In 1970, as part of her work, she featured a model on the front cover of UK Vogue wearing no make up, a first for the magazine at the time. This was seen as a radical move back then, one that resulted in an outraged postbag of complaints. This would prove later to be the first of many contentious fashion moments to come for Grace.


Despite any of that, she steadily worked her way up the ladder and became a senior fashion editor on the magazine in 1976.

She left Vogue in 1986 to work for Calvin Klein in New York, but was then asked to join US Vogue by its notorious editor Anna Wintour in 1988, and Grace became its creative director.

Over the next 30 years she became famous for her vivid and often-controversial photo shoots. For example Jerry Hall posing on top of a Soviet memorial resplendent in a red swimsuit. So enraged were the authorities at the disrespect shown, they attempted to take the negatives. Grace instead somehow managed to smuggle them out of the country.

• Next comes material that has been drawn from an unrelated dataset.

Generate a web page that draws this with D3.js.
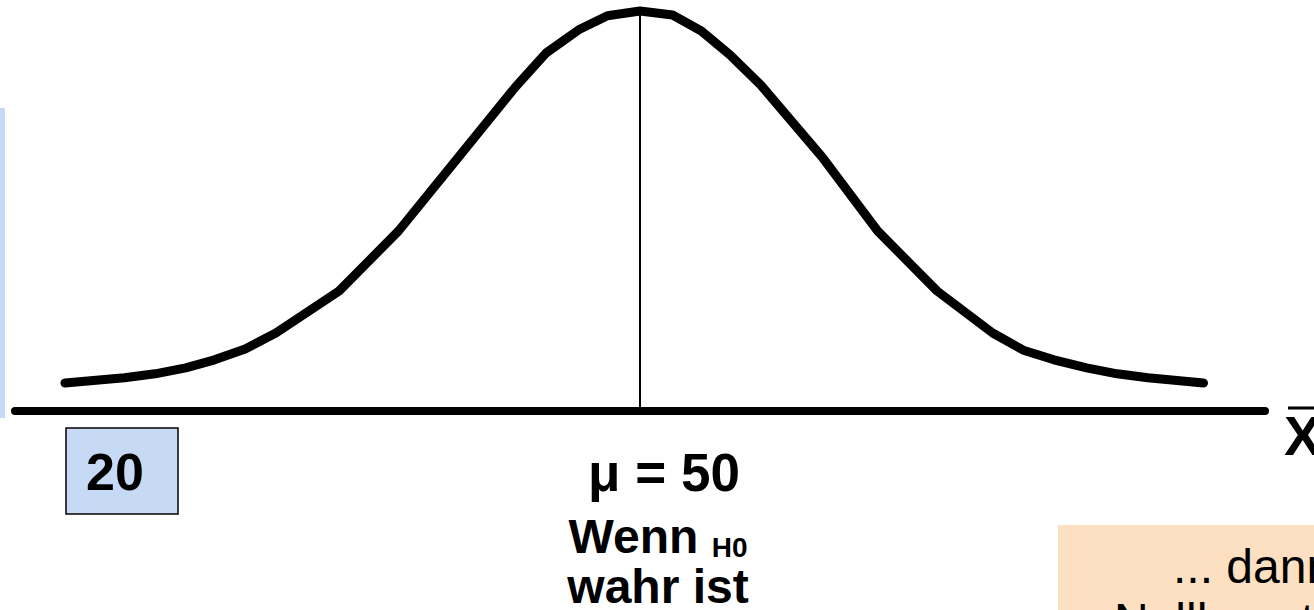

Over the years she became well known for her collaborations with celebrated photographers such as Norman Parkinson, Helmut Newton, Annie Leibovitz and Bruce Weber to name just few.

In January 2016, Coddington announced that she would be exiting her role as creative director at Vogue to pursue other projects.

Among consultancy work for a few select fashion brands, she is now also working as a chat show host in the US

All a very long way from Anglesey I think you’ll agree.